Mayotte : le retrait des titres de séjour au mépris des droits fondamentaux

Le 3 février 2023, le préfet de Mayotte prenait une série d’arrêtés portant retrait de titres de séjour, délivrés principalement sur le fondement du droit au respect de la vie privée et familiale. Le préfet motivait ses arrêtés sur le fait que les intéressés avaient obtenu leur titre de séjour de façon frauduleuse, en produisant une fausse attestation d’hébergement pour laquelle un tiers avait été condamné et, qu’ainsi, ils devaient être regardés comme n’ayant jamais rempli les conditions permettant la délivrance du titre dont ils avaient bénéficié. Le préfet a assorti toutes ses décisions de retrait d’une interdiction de retour sur le territoire français pour une durée de trois ans.

Outre l’absence de fraude caractérisée, le préfet s’est abstenu de tout examen de proportionnalité au regard de l’atteinte portée au droit à la vie privée et familiale des personnes concernées. Dès lors, plusieurs recours ont été intentés contre ces décisions auprès du tribunal administratif de Mayotte.

Dans ce cadre, la Défenseure des droits a présenté ses observations devant la juridiction saisie (DDD, n°2024-185, 27 novembre 2024).

Elle rappelle ainsi, d’une part, que les conditions en matière d’hébergement, telles que prévues par le préfet – à savoir la résidence effective chez l’hébergeur et la résidence dans un logement digne, stable et décent – ne sont en réalité ni prévues par la loi, ni par le règlement. En outre, elle souligne que l’obligation qu’a le préfet de vérifier sa compétence territoriale, avant de procéder à l’examen au fond d’une demande de titre de séjour, n’implique pas que l’étranger sollicitant un titre de séjour justifie d’une résidence stable ou d’un domicile propre. Il convient, à cet égard, de préciser qu’à Mayotte de nombreuses personnes sont susceptibles de se heurter à des difficultés pour produire un justificatif de domicile conforme aux dispositions réglementaires du code de l’entrée et du séjour des étrangers et du droit d’asile (Ceseda) dès lors que près de 40% de la population vit dans une construction fragile ou occupe un habitat informel.
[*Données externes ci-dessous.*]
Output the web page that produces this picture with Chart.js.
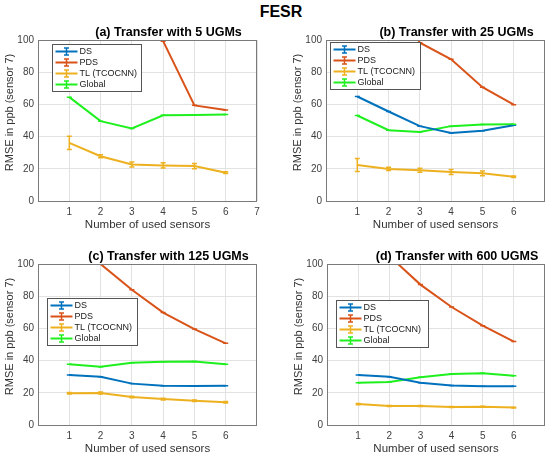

Ensuite, la Défenseure des droits relève qu’au regard des exigences en matière d’hébergement, en réalité non prévues par les textes, la fraude au soutien de laquelle le préfet a procédé aux retrait des titres de séjour ne peut être regardée comme caractérisée. Enfin, elle observe que de telles décisions seraient de nature à porter atteinte au droit au respect de la vie privée et familiale et de l’intérêt supérieur de l’enfant.

Nonobstant ces observations, le 28 novembre 2024, le tribunal administratif de Mayotte a rejeté dans quatre affaires similaires les requêtes en annulation. Un appel a été interjeté pour chacune d’entre elles et le Gisti ainsi que la LDH ont décidé, eu égard à l’atteinte manifestement excessive au droit au respect de la vie privée et familiale et à l’intérêt supérieur des enfants, d’intervenir volontairement au soutien des quatre requêtes en appel déposées devant la cour d’appel administrative de Bordeaux, le 4 avril 2025.